Toby Siddall, managing director and UKI utilities lead, Accenture

Customers increasingly expect AI-enabled utilities services to match and even exceed their experiences with other sectors that are early adopters of the technology, whether it is chat boxes on retail websites or smart recommendations on social media platforms.

AI can undoubtedly help customer service centres reduce incoming enquiries as people increasingly resolve simple requests for themselves. But simply reducing the number of customer service staff should not be the ultimate goal for businesses. “We might be able to employ AI to reduce the number of agents processing address and subscription changes, but we still need to invest in customer service staff to deal with complex, emotional issues and differentiate our brand,” says Richardson.

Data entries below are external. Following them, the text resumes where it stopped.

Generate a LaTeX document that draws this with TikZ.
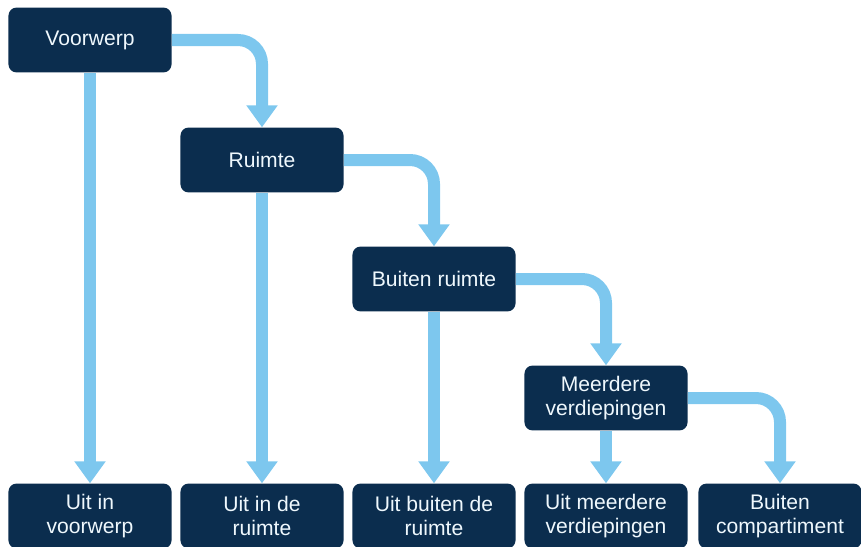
\documentclass[tikz,border=0pt]{standalone}
\usepackage{fontspec}
\setmainfont{Liberation Sans}
\usepackage{tikz}
\usetikzlibrary{arrows.meta, positioning}

\definecolor{navy}{HTML}{0B2D4E}
\definecolor{skyblue}{HTML}{7DC7EE}

\begin{document}
\begin{tikzpicture}[x=0.025cm, y=-0.025cm,
    box/.style={fill=navy, rounded corners=0.2cm, text=white!88!skyblue, inner sep=0pt,
        minimum width=4.075cm, minimum height=1.62cm, align=center,
        font=\fontsize{15}{17}\selectfont},
    flow/.style={draw=skyblue, line width=0.3cm, rounded corners=0.6cm,
        -{Triangle[length=0.55cm, width=0.75cm]}}]
    \useasboundingbox (0,0) rectangle (861,546);

    % staircase of cases
    \node [box] (voorwerp) at (90,40) {Voorwerp};
    \node [box] (ruimte) at (262,160) {Ruimte};
    \node [box] (buiten) at (434,279) {Buiten ruimte};
    \node [box] (meerdere) at (606,398) {Meerdere\\verdiepingen};

    % outcomes
    \node [box] (uitvoorwerp) at (90,516) {Uit in\\voorwerp};
    \node [box] (uitruimte) at (262,516) {Uit in de\\ruimte};
    \node [box] (uitbuiten) at (434,516) {Uit buiten de\\ruimte};
    \node [box] (uitmeerdere) at (606,516) {Uit meerdere\\verdiepingen};
    \node [box] (compartiment) at (780,516) {Buiten\\compartiment};

    \draw[flow] (voorwerp.east) -| (ruimte.north);
    \draw[flow] (ruimte.east) -| (buiten.north);
    \draw[flow] (buiten.east) -| (meerdere.north);
    \draw[flow] (meerdere.east) -| (compartiment.north);

    \draw[flow] (voorwerp) -- (uitvoorwerp);
    \draw[flow] (ruimte) -- (uitruimte);
    \draw[flow] (buiten) -- (uitbuiten);
    \draw[flow] (meerdere) -- (uitmeerdere);
\end{tikzpicture}
\end{document}
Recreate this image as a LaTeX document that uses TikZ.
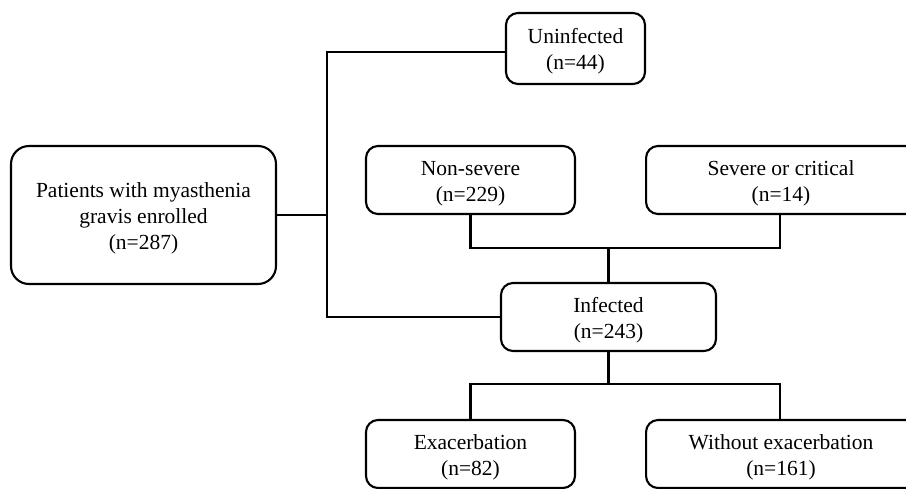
\documentclass[tikz,border=0pt]{standalone}
\usepackage{fontspec}
\setmainfont{Liberation Serif}
\newcommand{\tstrut}{\rule{0pt}{21pt}}
\begin{document}
\begin{tikzpicture}[x=1pt,y=-1pt,
    box/.style={draw, line width=2.1pt, rounded corners=12pt, align=center,
        inner sep=0pt, font=\fontsize{21.5}{26}\selectfont},
    link/.style={line width=2.1pt}]
    % Fix the page size
    \useasboundingbox (0,0) rectangle (906,488);

    % Draw boxes
    \node[box, minimum width=265pt, minimum height=138pt, rounded corners=18pt] (pat) at (143.5,215) {\tstrut Patients with myasthenia\\gravis enrolled\\(n=287)};
    \node[box, minimum width=139pt, minimum height=71pt] (uninf) at (575.5,48.5) {\tstrut Uninfected\\(n=44)};
    \node[box, minimum width=209pt, minimum height=68pt] (nonsev) at (470.5,180) {\tstrut Non-severe\\(n=229)};
    \node[box, minimum height=68pt, anchor=west] (sev) at (645,180) {\parbox{270pt}{\centering\tstrut Severe or critical\\(n=14)}\hspace*{40pt}};
    \node[box, minimum width=215pt, minimum height=68pt] (inf) at (608.5,317) {\tstrut Infected\\(n=243)};
    \node[box, minimum width=209pt, minimum height=68pt] (exa) at (470.5,454) {\tstrut Exacerbation\\(n=82)};
    \node[box, minimum height=68pt, anchor=west] (woex) at (645,454) {\parbox{270pt}{\centering\tstrut Without exacerbation\\(n=161)}\hspace*{40pt}};

    % Branch points
    \coordinate (split) at (327,215);
    \coordinate (top) at (608.5,248);
    \coordinate (bot) at (608.5,384);
    \coordinate (sevin) at (780,214);
    \coordinate (woexin) at (780,420);

    % Draw connectors
    \draw[link] (pat.east) -- (split);
    \draw[link] ([yshift=-3.5pt]uninf.west) -| (split) |- (inf.west);
    \draw[link] (nonsev.south) |- (top) -| (sevin);
    \draw[link] (top) -- (inf.north);
    \draw[link] (inf.south) -- (bot);
    \draw[link] (exa.north) |- (bot) -| (woexin);
\end{tikzpicture}
\end{document}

“Today’s smartphone empowered customer is more intelligent, they are more informed as they research issues, they are more complex, emotional and social. As a business we need to respond by ensuring that we have humans to provide empathy and have the time to resolve complex issues and go that extra mile to ensure that the customer is not just satisfied but a social advocate.”

Field marshals

Susannah Richardson, director for field service and contact centre solutions, IFS

Beyond using AI to improve engagement with customers, there is scope for the technology to help utilities deliver more responsive repairs in the field.

While the adoption of AI in the field is in the early stages of development, there are already a few common use cases. “The simplest is to help customers help themselves: before they make that call to the support centre, a chatbot or online triage employing NLP can be used to diagnose and frequently resolve the issue,” says Susannah Richardson, director for field service and contact centre solutions at IFS (pictured). “Research shows that customers would much rather use self-service to resolve most issues if given the option.”

If an issue remains unresolved, or the customer chooses to go straight to the support centre, the agent is empowered with the knowledge base and tools to diagnose and remotely resolve the issue, potentially negating the need for an engineer. “In the background, AI can be employed to increase the accuracy and probability of resolution, analysing the likely failure modes for a specific asset,” says Richardson.

If the fault requires a field technician to repair the issue, then the data from the triage, plus data on the in-field asset, can be analysed to ensure that the technician dispatched has the appropriate boot stock to provide a first-time fix, she adds.